Guard Brad Landry contradicted Spaulding and Williamson by revealing the existence of the folder to the court, but then lied by claiming to have never read Bastian’s letters. The lie came out when it was revealed that Landry had quoted “almost verbatim” from one of Bastian’s legal letters when relaying its contents to an FBI agent.

In a scathing order, Judge Viola found that the guards engaged in “outrageous” and “appalling” conduct by opening at least 17 pieces of Bastian’s legal mail outside his presence, sharing the contents with the Attorney General’s office and the FBI, and failing to deliver six letters he wrote to his legal team. Two months later, the county offered a $175,000 pre-litigation settlement and prosecutors dismissed the pending terrorism-related charges against Bastian.

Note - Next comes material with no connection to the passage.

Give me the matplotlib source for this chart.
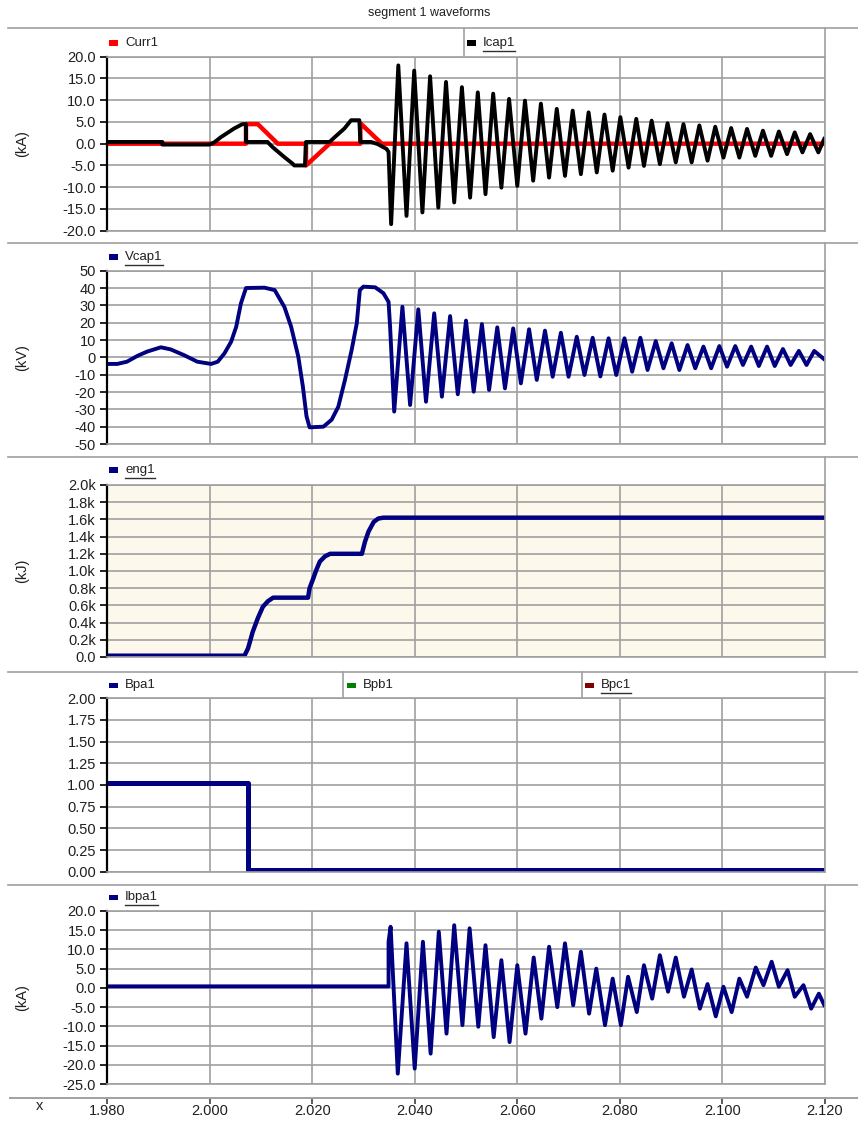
import numpy as np
import matplotlib
matplotlib.use("Agg")
import matplotlib.pyplot as plt
from matplotlib.lines import Line2D
from matplotlib.patches import Rectangle
from matplotlib.ticker import FixedLocator, FuncFormatter

plt.rcParams['font.family'] = ['Liberation Sans', 'DejaVu Sans']

# ---- data (time in s) ----
x_ticks = [1.980, 2.000, 2.020, 2.040, 2.060, 2.080, 2.100, 2.120]
x_tick_labels = ['1.980', '2.000', '2.020', '2.040', '2.060', '2.080', '2.100', '2.120']

# Curr1 (kA)
curr_t = [1.980, 2.0071, 2.0071, 2.0094, 2.0133, 2.0188, 2.0188, 2.0234, 2.0294, 2.0294, 2.0336, 2.120]
curr_v = [0.0, 0.0, 4.5, 4.5, 0.0, 0.0, -5.0, 0.0, 0.0, 4.7, 0.0, 0.0]

# Icap1 (kA): switching part, then ringing peaks / troughs
icap_pre_t = [1.980, 1.9908, 1.9908, 2.0000, 2.0009, 2.0022, 2.0048, 2.0064, 2.0071, 2.0071,
              2.0113, 2.0123, 2.0146, 2.0162, 2.0165, 2.0186, 2.0188, 2.0234, 2.0244, 2.0263,
              2.0276, 2.0292, 2.0294, 2.0315, 2.0328, 2.0345, 2.0349, 2.0354]
icap_pre_v = [0.4, 0.4, -0.2, -0.2, 0.3, 1.5, 3.5, 4.5, 4.5, 0.4,
              0.4, -0.8, -3.1, -4.6, -5.0, -5.0, 0.4, 0.4, 1.5, 3.5,
              5.4, 5.4, 0.4, 0.4, -0.1, -1.2, -1.9, -18.5]
icap_peak_t = [2.0368, 2.0399, 2.0430, 2.0461, 2.0492, 2.0523, 2.0553, 2.0584, 2.0615, 2.0646,
               2.0677, 2.0708, 2.0739, 2.0770, 2.0801, 2.0832, 2.0862, 2.0893, 2.0924, 2.0955,
               2.0986, 2.1017, 2.1048, 2.1079, 2.1110, 2.1141, 2.1171]
icap_peak_v = [18.0, 16.8, 15.5, 14.2, 13.0, 11.8, 11.5, 10.3, 9.9, 9.2,
               8.0, 7.6, 7.2, 6.7, 6.1, 5.7, 5.3, 4.7, 4.5, 4.2,
               3.9, 3.6, 3.4, 3.0, 2.8, 2.6, 2.2]
icap_trough_t = [2.0384, 2.0415, 2.0446, 2.0477, 2.0508, 2.0538, 2.0569, 2.0600, 2.0631, 2.0662,
                 2.0693, 2.0724, 2.0755, 2.0786, 2.0817, 2.0847, 2.0878, 2.0909, 2.0940, 2.0971,
                 2.1002, 2.1033, 2.1064, 2.1095, 2.1126, 2.1156, 2.1187]
icap_trough_v = [-16.6, -15.8, -14.7, -13.5, -12.4, -11.6, -10.1, -9.7, -8.5, -7.8,
                 -7.4, -7.0, -6.6, -6.2, -5.5, -5.1, -4.7, -4.3, -4.3, -3.9,
                 -3.2, -3.2, -2.8, -2.8, -2.4, -2.0, -2.0]
icap_end = (2.120, 1.5)

# Vcap1 (kV)
vcap_pre_t = [1.980, 1.9820, 1.9839, 1.9859, 1.9878, 1.9905, 1.9924, 1.9950, 1.9976, 2.0003,
              2.0016, 2.0029, 2.0042, 2.0052, 2.0061, 2.0071, 2.0107, 2.0127, 2.0146, 2.0159,
              2.0173, 2.0182, 2.0189, 2.0195, 2.0222, 2.0238, 2.0251, 2.0264, 2.0277, 2.0287,
              2.0293, 2.0300, 2.0323, 2.0339, 2.0349, 2.0352]
vcap_pre_v = [-3.8, -3.8, -2.5, 0.8, 3.3, 5.8, 4.6, 1.3, -2.5, -3.8,
              -2.5, 2.3, 9.0, 17.7, 31.0, 40.0, 40.2, 38.8, 29.0, 17.7,
              0.4, -17.0, -34.0, -40.4, -40.0, -36.0, -28.5, -13.0, 4.2, 19.6,
              38.8, 40.8, 40.4, 37.0, 32.0, 17.7]
vcap_trough_t = [2.0360, 2.0391, 2.0422, 2.0453, 2.0484, 2.0515, 2.0545, 2.0576, 2.0607, 2.0638,
                 2.0669, 2.0700, 2.0731, 2.0762, 2.0793, 2.0824, 2.0854, 2.0885, 2.0916, 2.0947,
                 2.0978, 2.1009, 2.1040, 2.1071, 2.1102, 2.1133, 2.1164]
vcap_trough_v = [-31.3, -27.5, -25.6, -22.7, -21.3, -19.8, -18.8, -17.9, -15.0, -13.0,
                 -11.2, -11.2, -10.2, -11.0, -10.2, -8.3, -7.3, -6.3, -7.3, -6.3,
                 -6.3, -5.4, -4.4, -5.0, -5.0, -4.4, -4.4]
vcap_peak_t = [2.0376, 2.0407, 2.0438, 2.0469, 2.0500, 2.0531, 2.0561, 2.0592, 2.0623, 2.0654,
               2.0685, 2.0716, 2.0747, 2.0778, 2.0809, 2.0840, 2.0870, 2.0901, 2.0932, 2.0963,
               2.0994, 2.1025, 2.1056, 2.1087, 2.1118, 2.1149, 2.1179]
vcap_peak_v = [29.2, 27.7, 25.4, 23.8, 21.2, 19.2, 17.3, 16.7, 16.2, 15.4,
               14.2, 11.9, 11.3, 11.0, 11.0, 11.3, 9.4, 8.1, 7.1, 6.2,
               6.5, 6.5, 6.2, 6.2, 4.8, 3.7, 3.7]
vcap_end = (2.120, -1.5)

# eng1 (kJ)
eng_t = [1.980, 2.0068, 2.0075, 2.0084, 2.0094, 2.0104, 2.0114, 2.0124, 2.0192, 2.0195,
         2.0202, 2.0208, 2.0215, 2.0225, 2.0235, 2.0297, 2.0303, 2.0310, 2.0320, 2.0329,
         2.0339, 2.120]
eng_v = [15, 15, 100, 290, 450, 585, 650, 690, 690, 800,
         910, 1010, 1110, 1170, 1200, 1200, 1340, 1460, 1570, 1610,
         1620, 1620]

# Bpa1
bpa_t = [1.980, 2.0074, 2.0074, 2.120]
bpa_v = [1.02, 1.02, 0.02, 0.02]

# Ibpa1 (kA)
ibpa_t = [1.980, 2.0349, 2.0349, 2.0353, 2.0367, 2.0384, 2.0400, 2.0416, 2.0431, 2.0447,
          2.0462, 2.0477, 2.0493, 2.0507, 2.0524, 2.0538, 2.0554, 2.0569, 2.0585, 2.0600,
          2.0616, 2.0632, 2.0647, 2.0662, 2.0678, 2.0693, 2.0709, 2.0724, 2.0740, 2.0754,
          2.0771, 2.0786, 2.0802, 2.0816, 2.0833, 2.0847, 2.0863, 2.0878, 2.0894, 2.0909,
          2.0925, 2.0940, 2.0956, 2.0971, 2.0987, 2.1002, 2.1018, 2.1033, 2.1048, 2.1065,
          2.1080, 2.1096, 2.1110, 2.1127, 2.1141, 2.1158, 2.1173, 2.1188, 2.1200]
ibpa_v = [0.4, 0.4, 12.0, 15.9, -22.3, 11.6, -21.0, 12.0, -17.1, 14.6,
          -11.9, 16.3, -9.7, 15.5, -10.1, 11.1, -12.8, 7.2, -14.1, 5.9,
          -11.9, 7.9, -8.0, 10.7, -5.0, 11.6, -4.5, 9.4, -6.7, 5.0,
          -9.7, 2.4, -9.7, 2.9, -6.3, 5.9, -2.8, 8.5, -1.0, 7.9,
          -2.3, 4.8, -5.4, 1.0, -7.4, 0.3, -6.3, 2.4, -2.3, 5.3,
          0.7, 6.8, 0.3, 4.6, -2.3, 0.7, -5.4, -1.5, -4.9]

# ---- build the ringing traces (interleave extrema) ----
icap_t = icap_pre_t + list(np.ravel(np.column_stack([icap_peak_t, icap_trough_t]))) + [icap_end[0]]
icap_v = icap_pre_v + list(np.ravel(np.column_stack([icap_peak_v, icap_trough_v]))) + [icap_end[1]]
vcap_t = vcap_pre_t + list(np.ravel(np.column_stack([vcap_trough_t, vcap_peak_t]))) + [vcap_end[0]]
vcap_v = vcap_pre_v + list(np.ravel(np.column_stack([vcap_trough_v, vcap_peak_v]))) + [vcap_end[1]]

# ---- layout (pixel based) ----
W, H = 858, 1122
fig = plt.figure(figsize=(W / 100, H / 100), dpi=100)

def fx(px):
    return px / W

def fy(py):
    return 1 - py / H

X0, X1 = 107, 825
GRID = '#A0A0A0'
NAVY = '#000080'
LW = 2.8
TSIZE = 10.5

def make_axes(top, bot, ylim, yticks, fmt, ylabel, face='white'):
    ax = fig.add_axes([fx(X0), fy(bot), fx(X1) - fx(X0), fy(top) - fy(bot)], facecolor=face)
    ax.set_xlim(x_ticks[0], x_ticks[-1])
    ax.set_ylim(*ylim)
    ax.xaxis.set_major_locator(FixedLocator(x_ticks))
    ax.yaxis.set_major_locator(FixedLocator(yticks))
    ax.yaxis.set_major_formatter(FuncFormatter(fmt))
    ax.grid(True, color=GRID, lw=1.2)
    ax.set_axisbelow(True)
    ax.tick_params(axis='x', length=0, labelbottom=False)
    ax.tick_params(axis='y', length=5, width=1.2, color='black', pad=3, labelsize=TSIZE,
                   labelcolor='#202020')
    for s in ['top', 'right', 'bottom']:
        ax.spines[s].set_color(GRID)
        ax.spines[s].set_linewidth(1.2)
    ax.spines['left'].set_color('black')
    ax.spines['left'].set_linewidth(1.6)
    if ylabel:
        fig.text(fx(22), fy((top + bot) / 2), ylabel, rotation=90, ha='center', va='center',
                 fontsize=10.5, color='#202020')
    return ax

line_kw = dict(solid_joinstyle='round', solid_capstyle='butt')

ax1 = make_axes(56.7, 230.7, (-20, 20), [-20, -15, -10, -5, 0, 5, 10, 15, 20],
                lambda v, p: f'{v:.1f}', '(kA)')
ax1.plot(curr_t, curr_v, color='#FF0000', lw=LW + 0.4, **line_kw)
ax1.plot(icap_t, icap_v, color='black', lw=LW, **line_kw)

ax2 = make_axes(270.7, 444, (-50, 50), [-50, -40, -30, -20, -10, 0, 10, 20, 30, 40, 50],
                lambda v, p: f'{v:.0f}', '(kV)')
ax2.plot(vcap_t, vcap_v, color=NAVY, lw=LW, **line_kw)

ax3 = make_axes(485, 657, (0, 2000), [0, 200, 400, 600, 800, 1000, 1200, 1400, 1600, 1800, 2000],
                lambda v, p: '0.0' if v == 0 else f'{v / 1000:.1f}k', '(kJ)', face='#FDF8EC')
ax3.plot(eng_t, eng_v, color=NAVY, lw=LW + 0.4, **line_kw)

ax4 = make_axes(698.3, 871.7, (0, 2), [0, 0.25, 0.5, 0.75, 1.0, 1.25, 1.5, 1.75, 2.0],
                lambda v, p: f'{v:.2f}', None)
ax4.plot(bpa_t, bpa_v, color=NAVY, lw=LW + 0.8, **line_kw)

ax5 = make_axes(911, 1084, (-25, 20), [-25, -20, -15, -10, -5, 0, 5, 10, 15, 20],
                lambda v, p: f'{v:.1f}', '(kA)')
ax5.plot(ibpa_t, ibpa_v, color=NAVY, lw=LW, **line_kw)

# shared x axis strip
axx = fig.add_axes([fx(X0), fy(1098), fx(X1) - fx(X0), 0.0001])
axx.set_xlim(x_ticks[0], x_ticks[-1])
axx.set_xticks(x_ticks)
axx.set_xticklabels(x_tick_labels)
axx.set_yticks([])
for s in axx.spines.values():
    s.set_visible(False)
axx.patch.set_visible(False)
axx.tick_params(axis='x', direction='out', length=4, width=1.2, color='#404040', pad=0.5,
                labelsize=TSIZE, labelcolor='#202020')
fig.text(fx(40), fy(1106), 'x', ha='center', va='center', fontsize=10.5, color='#202020')
fig.add_artist(Line2D([fx(10), 1.0], [fy(1098), fy(1098)], color=GRID, lw=1.4))

# title and separators
fig.text(0.5, fy(13), 'segment 1 waveforms', ha='center', va='center', fontsize=9, color='#202020')
for y in [28, 243, 457, 672, 885]:
    fig.add_artist(Line2D([fx(8), 1.0], [fy(y), fy(y)], color=GRID, lw=1.2))

# legend cell dividers
dividers = [(464, 28, 56), (825, 28, 56), (825, 243, 270), (825, 457, 485),
            (343, 672, 698), (582, 672, 698), (825, 672, 698), (825, 885, 911)]
for x, y0, y1 in dividers:
    fig.add_artist(Line2D([fx(x), fx(x)], [fy(y0), fy(y1)], color=GRID, lw=1.2))

# legend entries
legend_items = [
    (109, 43, 'Curr1', '#FF0000', False),
    (467, 43, 'Icap1', 'black', True),
    (109, 257, 'Vcap1', NAVY, True),
    (109, 470, 'eng1', NAVY, True),
    (109, 685, 'Bpa1', NAVY, False),
    (347, 685, 'Bpb1', '#008000', False),
    (585, 685, 'Bpc1', '#800000', True),
    (109, 897, 'Ibpa1', NAVY, True),
]
renderer = fig.canvas.get_renderer()
for x, y, label, col, under in legend_items:
    fig.add_artist(Rectangle((fx(x), fy(y + 2.5)), fx(9), 5 / H, color=col, lw=0))
    t = fig.text(fx(x + 16), fy(y), label, ha='left', va='center', fontsize=9.5, color='#202020')
    if under:
        bb = t.get_window_extent(renderer).transformed(fig.transFigure.inverted())
        fig.add_artist(Line2D([bb.x0, bb.x1], [bb.y0 - 1.5 / H, bb.y0 - 1.5 / H],
                              color='#303030', lw=1.0))

fig.savefig('out.png', dpi=100)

“Our office recently became aware of information that we believe makes a reasonable likelihood of conviction for Mr. Bastian on terrorism charges unlikely,” said Rayan Anderson, a spokesman for the state Attorney General’s Office. “More importantly, we felt it was necessary to dismiss the case given our ethical obligations.”

“A lot of people hoped that [Maricopa County Sheriff Paul] Penzone was going to bring about a lot of needed changes – and he has – but the sheriff is not being well-served by the people under him,” attorney Gieszl said. “He needs to be sure the men and women below him have his back on constitutional issues.”